Nurse practitioners (all categories) are the backbone of all health care delivery systems. Nurse practitioners and the nursing profession are however on a continuous basis confronted with challenges such as weaknesses in the policy capacity of the main institution responsible for the leadership and governance of nursing in South Africa, and a nursing environment that is fraught with resources, management quality care problems (Rispel & Bruce: 2014/205).

The above matter is supported by Dr. Wilmot James who wrote: “We have a nurse-based healthcare system and it is no surprise that our clinics are run by them. Today we thank the nurses for the extraordinary care they give to the nations’ ill and infirm (Medical Brief: 2016).

James, the Democratic Alliance Shadow Minister of Health on Politicsweb continued by stating the following: SA faces a crisis in nurse education and training that, unless reversed, will result in a worsening shortage of nurses (Medical Brief: 2016).

A recent oversight visit by the DA to the Joubert Park Clinic in Hillbrow serves to confirm that nurses are at the frontline of health care and yet the nation gives them little resources to carry out their duties or even extend congratulations for tirelessly serving the South African-people despite the many challenges they face every day

James wrote: “For individuals using the public sector, the problems are worse.
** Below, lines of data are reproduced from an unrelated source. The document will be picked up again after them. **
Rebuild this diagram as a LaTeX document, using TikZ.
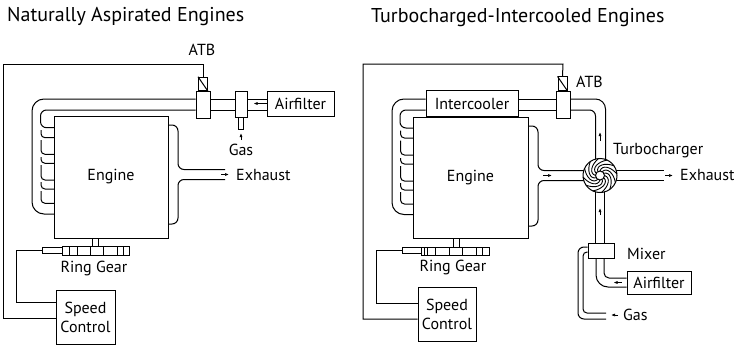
\documentclass[tikz,border=0pt]{standalone}
\usepackage{fontspec}
\setmainfont{PT Sans}
\usetikzlibrary{arrows.meta, calc}
\tikzset{
  box/.style={draw, fill=white, line width=1pt, inner sep=0pt, font=\fontsize{16}{19}\selectfont},
  pipe/.style={line width=1pt},
  wire/.style={line width=1pt},
  flow/.style={->, line width=0.7pt},
  lbl/.style={inner sep=0pt, font=\fontsize{16}{19}\selectfont, align=center},
  headline/.style={inner sep=0pt, anchor=west, font=\fontsize{20}{22}\selectfont},
}
\begin{document}
\begin{tikzpicture}[x=1pt, y=-1pt, >={Latex[length=4pt,width=3pt]}]
\useasboundingbox (0,0) rectangle (734,348);

% Titulos
\node[headline] (titleA) at (7,17) {Naturally Aspirated Engines};
\node[headline] (titleB) at (371,18) {Turbocharged-Intercooled Engines};

% Naturally aspirated: blocos
\node[box, minimum width=114pt, minimum height=122pt] (engineA) at (111,177) {Engine};
\node[box, minimum width=14pt, minimum height=27pt] (throtA) at (203,104.5) {};
\node[box, minimum width=9pt, minimum height=13.5pt] (solA) at (203,84) {};
\node[box, minimum width=12pt, minimum height=26pt] (mixA) at (241,104.5) {};
\node[box, minimum width=5pt, minimum height=12pt] (stubA) at (240.5,123.5) {};
\node[box, minimum width=67pt, minimum height=25pt] (filterA) at (300.5,103.5) {Airfilter};
\node[box, minimum width=59pt, minimum height=53.5pt, align=center] (speedA) at (85.5,317.3) {Speed\\Control};
\node[box, minimum width=5.5pt, minimum height=8pt] (shaftA) at (95.7,242) {};
\node[box, minimum width=67pt, minimum height=9pt] (gearA) at (95.5,250.5) {};
\node[box, minimum width=20pt, minimum height=5.5pt] (sensorA) at (52,250.3) {};
\node[lbl] (atbA) at (202,50) {ATB};
\node[lbl] (gasA) at (241,150) {Gas};
\node[lbl] (ringA) at (94,268) {Ring Gear};
\node[lbl, anchor=west] (exhA) at (236,175) {Exhaust};
\coordinate (outA) at (225,174.5);

% Solenoide e fios
\draw[wire] (solA.north west) -- (solA.south east);
\draw[wire] (solA.north) -- (203,64) -- (3,64) -- (3,318) -- (speedA.west |- 3,318);
\draw[wire] (sensorA.west) -- (16.5,250.3) -- (16.5,302.7) -- (speedA.west |- 3,302.7);

% Dentes
\foreach \x in {69.5,77,90,103,117,123}
  \draw[wire] (\x,246) -- (\x,255);

% Tubos
\draw[pipe, rounded corners=12pt] ([yshift=5.5pt]throtA.west) -- (32,99) -- (32,214) -- (54,214);
\draw[pipe, rounded corners=6pt] ([yshift=-5.5pt]throtA.west) -- (40.5,110) -- (40.5,127.7) -- (54,127.7);
\foreach \ya/\yb in {130/137.7, 140/154.3, 157/163.3, 165/180, 182/189, 191/203.3}
  \draw[pipe, rounded corners=4pt] (41,\ya) -- (41,\yb) -- (54,\yb);
\draw[pipe] ([yshift=5.5pt]throtA.east) -- ([yshift=5.5pt]throtA.east -| mixA.west);
\draw[pipe] ([yshift=-5.5pt]throtA.east) -- ([yshift=-5.5pt]throtA.east -| mixA.west);
\draw[pipe] ([yshift=5.5pt]mixA.east) -- ([yshift=5.5pt]mixA.east -| filterA.west);
\draw[pipe] ([yshift=-5.5pt]mixA.east) -- ([yshift=-5.5pt]mixA.east -| filterA.west);

% Escape
\draw[pipe, rounded corners=6pt] (168,125) -- (178,125) -- (178,169.5) -- ([yshift=5pt]outA);
\draw[pipe, rounded corners=6pt] ([yshift=-5pt]outA) -- (178,179.5) -- (178,224) -- (168,224);

% Setas
\draw[flow] ([xshift=-4pt]outA) -- ([xshift=4pt]outA);
\draw[flow] (filterA.west) -- ++(-13,0);
\draw[flow] ([yshift=4pt]gasA.north) -- ++(0,-7);

% Turbocharged-intercooled: blocos
\node[box, minimum width=115pt, minimum height=121pt] (engineB) at (470.5,177.5) {Engine};
\node[box, minimum width=92pt, minimum height=26pt] (coolerB) at (472,103.7) {Intercooler};
\node[box, minimum width=14pt, minimum height=27pt] (throtB) at (563,104.5) {};
\node[box, minimum width=9pt, minimum height=13.5pt] (solB) at (562.5,83.7) {};
\node[box, minimum width=26pt, minimum height=15pt] (mixB) at (601,250.5) {};
\node[box, minimum width=64pt, minimum height=23pt] (filterB) at (659,282.5) {Airfilter};
\node[box, minimum width=58pt, minimum height=54pt, align=center] (speedB) at (447,314) {Speed\\Control};
\node[box, minimum width=6pt, minimum height=9pt] (shaftB) at (456,242.5) {};
\node[box, minimum width=68pt, minimum height=8pt] (gearB) at (455,251) {};
\node[box, minimum width=19pt, minimum height=5.5pt] (sensorB) at (411.5,250.5) {};
\node[lbl, anchor=west] (atbB) at (576,82) {ATB};
\node[lbl, anchor=west] (turboLbl) at (613,151) {Turbocharger};
\node[lbl, anchor=west] (exhB) at (680,175) {Exhaust};
\node[lbl, anchor=west] (mixLbl) at (627,254) {Mixer};
\node[lbl, anchor=west] (gasB) at (623,315) {Gas};
\node[lbl] (ringB) at (453,267) {Ring Gear};
\coordinate (hubB) at (600,175.5);

% Solenoide e fios
\draw[wire] (solB.north west) -- (solB.south east);
\draw[wire] (solB.north) -- (563,64) -- (363,64) -- (363,319) -- (speedB.west |- 363,319);
\draw[wire] (sensorB.west) -- (376,250.5) -- (376,303) -- (speedB.west |- 376,303);

% Dentes
\foreach \x in {424,427.5,435.5,449,462,476,482.5}
  \draw[wire] (\x,247) -- (\x,255);

% Tubos
\draw[pipe, rounded corners=12pt] (coolerB.west |- 392,99) -- (392,99) -- (392,214.5) -- (413,214.5);
\draw[pipe, rounded corners=6pt] (coolerB.west |- 400,110) -- (400,110) -- (400,128) -- (413,128);
\foreach \ya/\yb in {130.5/138, 140.5/155, 158/164, 166/181, 183/190, 192/204}
  \draw[pipe, rounded corners=4pt] (400.5,\ya) -- (400.5,\yb) -- (413,\yb);
\draw[pipe] ([yshift=5.5pt]throtB.west) -- ([yshift=5.5pt]throtB.west -| coolerB.east);
\draw[pipe] ([yshift=-5.5pt]throtB.west) -- ([yshift=-5.5pt]throtB.west -| coolerB.east);
\draw[pipe, rounded corners=10pt] ([yshift=5.5pt]throtB.east) -- (605.5,99) -- (605.5,165);
\draw[pipe, rounded corners=6pt] ([yshift=-5.5pt]throtB.east) -- (595.5,110) -- (595.5,165);

% Escape
\draw[pipe, rounded corners=6pt] (528,126) -- (538,126) -- (538,170.5) -- (590,170.5);
\draw[pipe, rounded corners=6pt] (590,180.5) -- (538,180.5) -- (538,226) -- (528,226);
\draw[pipe] (610,170.5) -- (664,170.5);
\draw[pipe] (610,180.5) -- (664,180.5);

% Misturador
\draw[pipe] (595.5,185) -- (595.5,243);
\draw[pipe] (604.5,185) -- (604.5,243);
\draw[pipe, rounded corners=5pt] (604,258) -- (604,278) -- (filterB.west |- 604,278);
\draw[pipe, rounded corners=12pt] (596,258) -- (596,287) -- (filterB.west |- 596,287);
\draw[pipe, rounded corners=6pt] (mixB.west |- 578,247) -- (578,247) -- (578,319) -- (606,319);
\draw[pipe, rounded corners=4pt] (mixB.west |- 583,252) -- (583,252) -- (583,313) -- (606,313);

% Turbina
\node[box, circle, minimum size=34pt] (turbo) at (hubB) {};
\foreach \a in {0,30,...,330}
  \draw[pipe, line width=0.9pt] ($(hubB)+(\a:4.5)$) .. controls ($(hubB)+(\a+10:11)$) and ($(hubB)+(\a+50:14)$) .. ($(hubB)+(\a+85:17)$);
\node[box, circle, minimum size=9pt] (hub) at (hubB) {};

% Setas
\draw[flow] (543,175.5) -- (552,175.5);
\draw[flow] (665,175.5) -- (673,175.5);
\draw[flow] (600,141) -- (600,132);
\draw[flow] (600,215) -- (600,208);
\draw[flow] (filterB.west) ++(-5,0) -- ++(-8,0);
\draw[flow] (gasB.west) ++(-5,0) -- ++(-7,0);
\end{tikzpicture}
\end{document}
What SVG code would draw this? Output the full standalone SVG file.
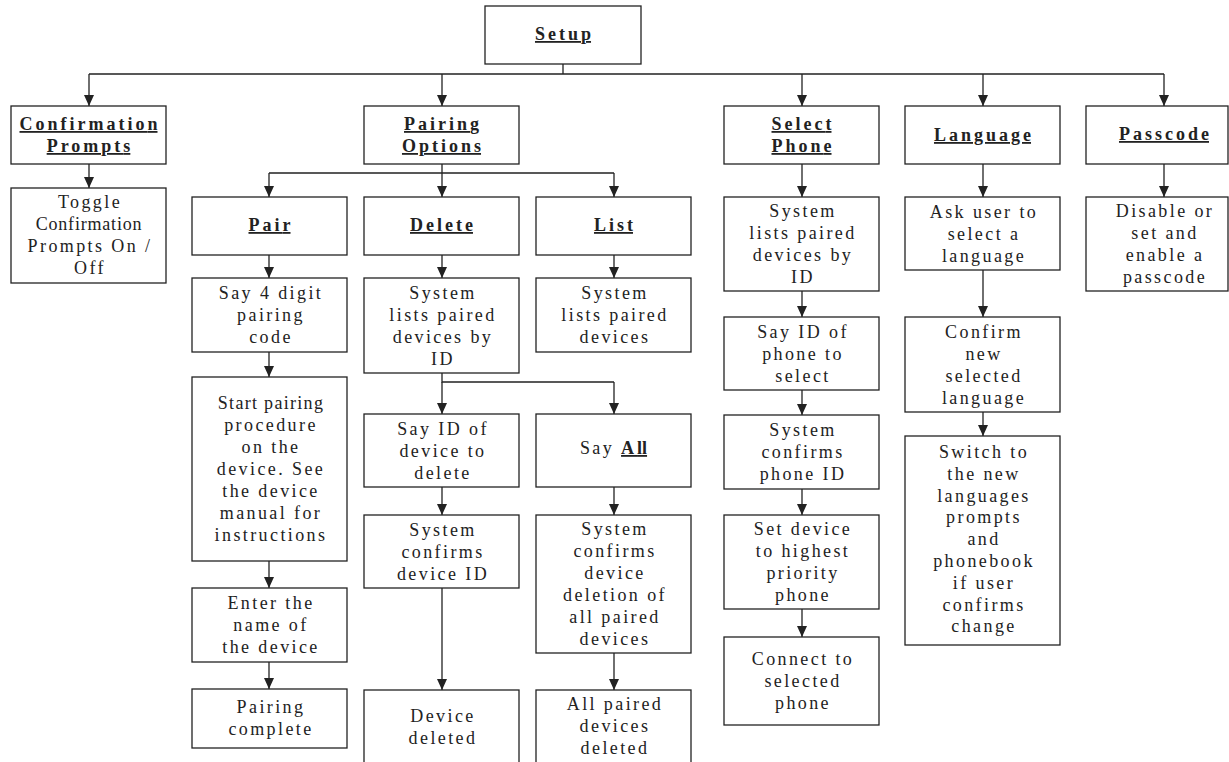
<svg xmlns="http://www.w3.org/2000/svg" width="1229" height="762" viewBox="0 0 1229 762">
<defs>
<marker id="ah" viewBox="0 0 11 10" refX="11" refY="5" markerWidth="11" markerHeight="10" markerUnits="userSpaceOnUse" orient="auto">
<path d="M0,0 L11,5 L0,10 z" fill="#222"/>
</marker>
<style>
.b{fill:#fff;stroke:#222;stroke-width:1.3}
.t{font-family:"Liberation Serif","Times New Roman",serif;font-size:18px;letter-spacing:2.4px;fill:#222;text-anchor:middle}
.h{font-weight:bold;text-decoration:underline;letter-spacing:3px}
.z{letter-spacing:0}
.c{fill:none;stroke:#222;stroke-width:1.3}
.a{fill:none;stroke:#222;stroke-width:1.3;marker-end:url(#ah)}
</style>
</defs>
<rect width="1229" height="762" fill="#fff"/>
<g id="connectors">
<path class="c" d="M563,64 V74 M89,74 H1164"/>
<path class="a" d="M89,74 V106"/>
<path class="a" d="M442,74 V106"/>
<path class="a" d="M802,74 V106"/>
<path class="a" d="M983,74 V106"/>
<path class="a" d="M1164,74 V106"/>
<path class="a" d="M89,164 V188"/>
<path class="c" d="M442,164 V173 M269,173 H614"/>
<path class="a" d="M269,173 V197"/>
<path class="a" d="M442,173 V197"/>
<path class="a" d="M614,173 V197"/>
<path class="a" d="M269,255 V278"/>
<path class="a" d="M269,352 V377"/>
<path class="a" d="M269,561 V588"/>
<path class="a" d="M269,662 V689"/>
<path class="a" d="M442,255 V278"/>
<path class="c" d="M442,373 V382 H614"/>
<path class="a" d="M442,382 V414"/>
<path class="a" d="M614,382 V414"/>
<path class="a" d="M442,487 V515"/>
<path class="a" d="M442,588 V690"/>
<path class="a" d="M614,255 V278"/>
<path class="a" d="M614,487 V515"/>
<path class="a" d="M614,653 V690"/>
<path class="a" d="M802,164 V197"/>
<path class="a" d="M802,291 V317"/>
<path class="a" d="M802,390 V415"/>
<path class="a" d="M802,489 V515"/>
<path class="a" d="M802,609 V637"/>
<path class="a" d="M983,164 V197"/>
<path class="a" d="M983,270 V317"/>
<path class="a" d="M983,412 V436"/>
<path class="a" d="M1164,164 V197"/>
</g>
<g id="setup"><rect class="b" x="485" y="6" width="156" height="58"/><text class="t h" x="563" y="40">Setu<tspan class="z">p</tspan></text></g>
<g id="confirmation-prompts"><rect class="b" x="11" y="106" width="155" height="58"/><text class="t h" x="88.5" y="130">Confirmatio<tspan class="z">n</tspan><tspan x="88.5" dy="22">Prompt<tspan class="z">s</tspan></tspan></text></g>
<g id="toggle"><rect class="b" x="11" y="188" width="155" height="95"/><text class="t" x="90" y="208">Toggle<tspan x="89" dy="22" style="letter-spacing:0.8px">Confirmation</tspan><tspan x="90" dy="22">Prompts On /</tspan><tspan x="90" dy="22">Off</tspan></text></g>
<g id="pairing-options"><rect class="b" x="364" y="106" width="155" height="58"/><text class="t h" x="441.5" y="130">Pairin<tspan class="z">g</tspan><tspan x="441.5" dy="22">Option<tspan class="z">s</tspan></tspan></text></g>
<g id="pair"><rect class="b" x="192" y="197" width="155" height="58"/><text class="t h" x="269.5" y="231">Pai<tspan class="z">r</tspan></text></g>
<g id="delete"><rect class="b" x="364" y="197" width="155" height="58"/><text class="t h" x="441.5" y="231">Delet<tspan class="z">e</tspan></text></g>
<g id="list"><rect class="b" x="536" y="197" width="155" height="58"/><text class="t h" x="613.5" y="231">Lis<tspan class="z">t</tspan></text></g>
<g id="select-phone"><rect class="b" x="724" y="106" width="155" height="58"/><text class="t h" x="801.5" y="130">Selec<tspan class="z">t</tspan><tspan x="801.5" dy="22">Phon<tspan class="z">e</tspan></tspan></text></g>
<g id="language"><rect class="b" x="905" y="106" width="155" height="58"/><text class="t h" x="982.5" y="141">Languag<tspan class="z">e</tspan></text></g>
<g id="passcode"><rect class="b" x="1086" y="106" width="142" height="58"/><text class="t h" x="1164" y="140">Passcod<tspan class="z">e</tspan></text></g>
<g id="pair-code"><rect class="b" x="192" y="278" width="155" height="74"/><text class="t" x="271" y="299">Say 4 digit<tspan x="271" dy="22">pairing</tspan><tspan x="271" dy="22">code</tspan></text></g>
<g id="pair-procedure"><rect class="b" x="192" y="377" width="155" height="184"/><text class="t" x="271" y="409"><tspan style="letter-spacing:1.3px">Start pairing</tspan><tspan x="271" dy="22">procedure</tspan><tspan x="271" dy="22">on the</tspan><tspan x="271" dy="22">device. See</tspan><tspan x="271" dy="22">the device</tspan><tspan x="271" dy="22">manual for</tspan><tspan x="271" dy="22">instructions</tspan></text></g>
<g id="pair-name"><rect class="b" x="192" y="588" width="155" height="74"/><text class="t" x="271" y="609">Enter the<tspan x="271" dy="22">name of</tspan><tspan x="271" dy="22">the device</tspan></text></g>
<g id="pair-complete"><rect class="b" x="192" y="689" width="155" height="59"/><text class="t" x="271" y="713">Pairing<tspan x="271" dy="22">complete</tspan></text></g>
<g id="delete-list"><rect class="b" x="364" y="278" width="155" height="95"/><text class="t" x="443" y="299">System<tspan x="443" dy="22">lists paired</tspan><tspan x="443" dy="22">devices by</tspan><tspan x="443" dy="22">ID</tspan></text></g>
<g id="delete-say-id"><rect class="b" x="364" y="414" width="155" height="73"/><text class="t" x="443" y="435">Say ID of<tspan x="443" dy="22">device to</tspan><tspan x="443" dy="22">delete</tspan></text></g>
<g id="delete-confirm"><rect class="b" x="364" y="515" width="155" height="73"/><text class="t" x="443" y="536">System<tspan x="443" dy="22">confirms</tspan><tspan x="443" dy="22">device ID</tspan></text></g>
<g id="device-deleted"><rect class="b" x="364" y="690" width="155" height="80"/><text class="t" x="443" y="722">Device<tspan x="443" dy="22">deleted</tspan></text></g>
<g id="say-all"><rect class="b" x="536" y="414" width="155" height="73"/><text class="t" x="613.5" y="454">Say <tspan class="h">A<tspan class="z">ll</tspan></tspan></text></g>
<g id="all-confirm"><rect class="b" x="536" y="515" width="155" height="138"/><text class="t" x="615" y="535">System<tspan x="615" dy="22">confirms</tspan><tspan x="615" dy="22">device</tspan><tspan x="615" dy="22">deletion of</tspan><tspan x="615" dy="22">all paired</tspan><tspan x="615" dy="22">devices</tspan></text></g>
<g id="all-deleted"><rect class="b" x="536" y="690" width="155" height="80"/><text class="t" x="615" y="710">All paired<tspan x="615" dy="22">devices</tspan><tspan x="615" dy="22">deleted</tspan></text></g>
<g id="list-system"><rect class="b" x="536" y="278" width="155" height="74"/><text class="t" x="615" y="299">System<tspan x="615" dy="22">lists paired</tspan><tspan x="615" dy="22">devices</tspan></text></g>
<g id="phone-list"><rect class="b" x="724" y="197" width="155" height="94"/><text class="t" x="803" y="217">System<tspan x="803" dy="22">lists paired</tspan><tspan x="803" dy="22">devices by</tspan><tspan x="803" dy="22">ID</tspan></text></g>
<g id="phone-say-id"><rect class="b" x="724" y="317" width="155" height="73"/><text class="t" x="803" y="338">Say ID of<tspan x="803" dy="22">phone to</tspan><tspan x="803" dy="22">select</tspan></text></g>
<g id="phone-confirm"><rect class="b" x="724" y="415" width="155" height="74"/><text class="t" x="803" y="436">System<tspan x="803" dy="22">confirms</tspan><tspan x="803" dy="22">phone ID</tspan></text></g>
<g id="phone-priority"><rect class="b" x="724" y="515" width="155" height="94"/><text class="t" x="803" y="535">Set device<tspan x="803" dy="22">to highest</tspan><tspan x="803" dy="22">priority</tspan><tspan x="803" dy="22">phone</tspan></text></g>
<g id="phone-connect"><rect class="b" x="724" y="637" width="155" height="88"/><text class="t" x="803" y="665">Connect to<tspan x="803" dy="22">selected</tspan><tspan x="803" dy="22">phone</tspan></text></g>
<g id="lang-ask"><rect class="b" x="905" y="197" width="155" height="73"/><text class="t" x="984" y="218">Ask user to<tspan x="984" dy="22">select a</tspan><tspan x="984" dy="22">language</tspan></text></g>
<g id="lang-confirm"><rect class="b" x="905" y="317" width="155" height="95"/><text class="t" x="984" y="338">Confirm<tspan x="984" dy="22">new</tspan><tspan x="984" dy="22">selected</tspan><tspan x="984" dy="22">language</tspan></text></g>
<g id="lang-switch"><rect class="b" x="905" y="436" width="155" height="209"/><text class="t" x="984" y="458">Switch to<tspan x="984" dy="21.8">the new</tspan><tspan x="984" dy="21.8">languages</tspan><tspan x="984" dy="21.8">prompts</tspan><tspan x="984" dy="21.8">and</tspan><tspan x="984" dy="21.8">phonebook</tspan><tspan x="984" dy="21.8">if user</tspan><tspan x="984" dy="21.8">confirms</tspan><tspan x="984" dy="21.8">change</tspan></text></g>
<g id="pass-set"><rect class="b" x="1086" y="197" width="142" height="94"/><text class="t" x="1165" y="217">Disable or<tspan x="1165" dy="22">set and</tspan><tspan x="1165" dy="22">enable a</tspan><tspan x="1165" dy="22">passcode</tspan></text></g>
</svg>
Half of our 270 437 nurses are in the public sector caring for 84% of the population while the other half are in the private sector providing for the remaining 16%.”

This is because the work environment, conditions of service and morale are simply much better in the professionally run private sector. But it does mean that public sector nurses have work obligations that are beyond the pale: poor wages for hard and thankless efforts to save lives, treat pain and alleviate suffering.

Three fault cracks were identified: tolerance of ineptness as well as leadership, management and governance failures; lack of a fully functional district health system, which is the main vehicle for the delivery of primary health care; and inability or failure to deal decisively with the health workforce crisis.

These fault lines have negative consequences for patients, health professionals and policy implementation. Patients, who are relatively powerless, bear the brunt through negative experiences and sub-optimal care. Health care providers on the front line and at the bottom of the hierarchy also suffer. Faced with an unsupportive management environment, staff shortages and health system deficiencies, they find it difficult to uphold their professional code of ethics and provide good quality of care.

Currently, nursing education is at crossroads and the major concern is the capacity to train new nurse practitioners. Rispel, a professor and head of the Wits School of Public Health, described nursing as a profession is in peril. In this article she referred to the fact that private colleges, who received no state subsidy, trained auxiliary and enrolled nurses according to the old so-called legacy curricula but may no longer do so because better courses have been introduced. According to the author these programs focused fundamentally on a primary healthcare ideology, and are not necessarily better than previous programs, however, these programs have not been accredited because of bungling by SANC and the Department of Higher Education (Rispel & Bruce: 2014/205).